A few months back I wrote about a survey of the Ledgewood Slide, a large deep-seated "rotational" slide on the west coast of Whidbey Island. During that survey I left a camera behind, which faithfully collected an image of the toe of the slide every hour during daylight hours. My interest was in determining how quickly the toe of that slide would erode, as well as the processes that are most responsible (high water versus waves, for example). And while survey data would be most useful, the time lapse is a great tool when you can't be there all the time measuring.

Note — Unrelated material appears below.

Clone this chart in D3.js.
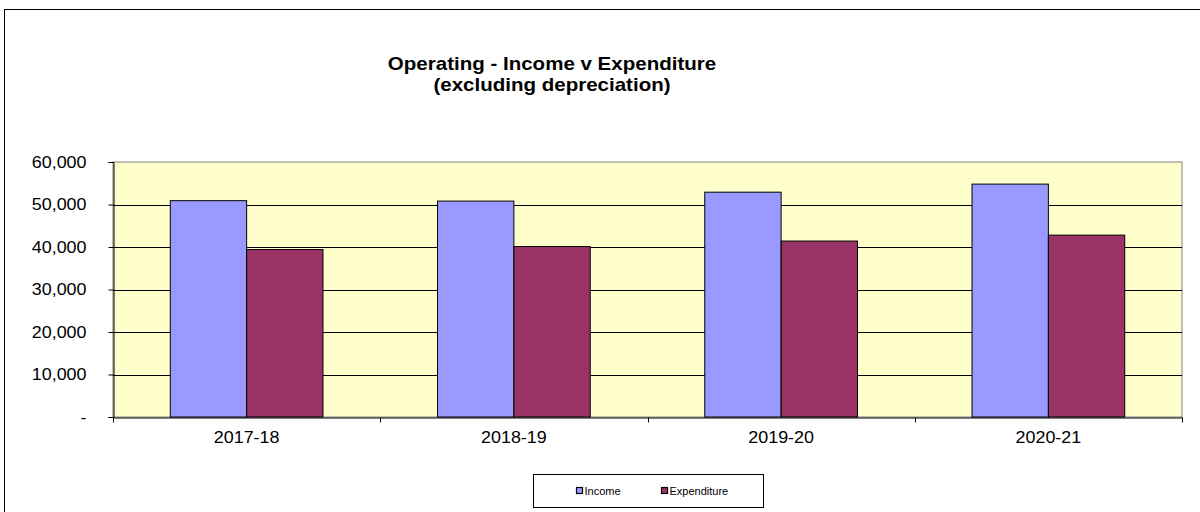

I was able to quickly revisit the site over the Memorial Day weekend, and while I didn't have time or tide for a survey I was able to recover the photos. Check it out:

Note that this time lapse was updated on 28 June 2013 to include photos collected through 26 June 2013

There are a few marked episodes of erosion of the toe, occurring over the night on April 4-5, on April 10, and the night of April 28-29. All of these periods fall during spring tides (see water level observations from Port Townsend, below), with high astronomical tidal water level, suggesting that water level plays a critical role. This seems obvious, except to note that the last two days captured by this session, May 24-26, also feature very high tides but no obvious erosion events.

It therefore seems likely that wind, and specifically wind-generated local wind waves, played a role in those erosion events, and the wind data from Port Townsend seems to support this, with some notable spikes around April 4th, 10th and 29th.

Regardless, the bluff toe had changed dramatically. Notably, as the toe of the slide erodes it exposes more of the sand layer that was exposed as a relatively thin (~1-2 m) layer during my survey on 2 April. This material is likely a significant contributor to the budget of adjacent beaches...and it would be cool to get out and do a survey to look at profile and grain size change...just need to find a time to get out.

Here are a few photos I shot on May 26...

Steep and high sand scarps prevail across much of the toe of the slide at this point, which contrasts with the early toe, which was composed of a lot of uplifted clays.

A view from the top of the scarp looking down to the beach...a distance of ~6-7 meters

Another view of the scarp at the toe of the slide on 26 May

The beach to the north of the slide...appears sandier than before

A view of the beach to the south of the slide, taken on 26 May 2013 from the revetment. Below is a photo taken on 2 April 2013 taken from a point looking towards the slide from about MLLW. The photo above was shot from about where the stairs are in view right. Sandier beach?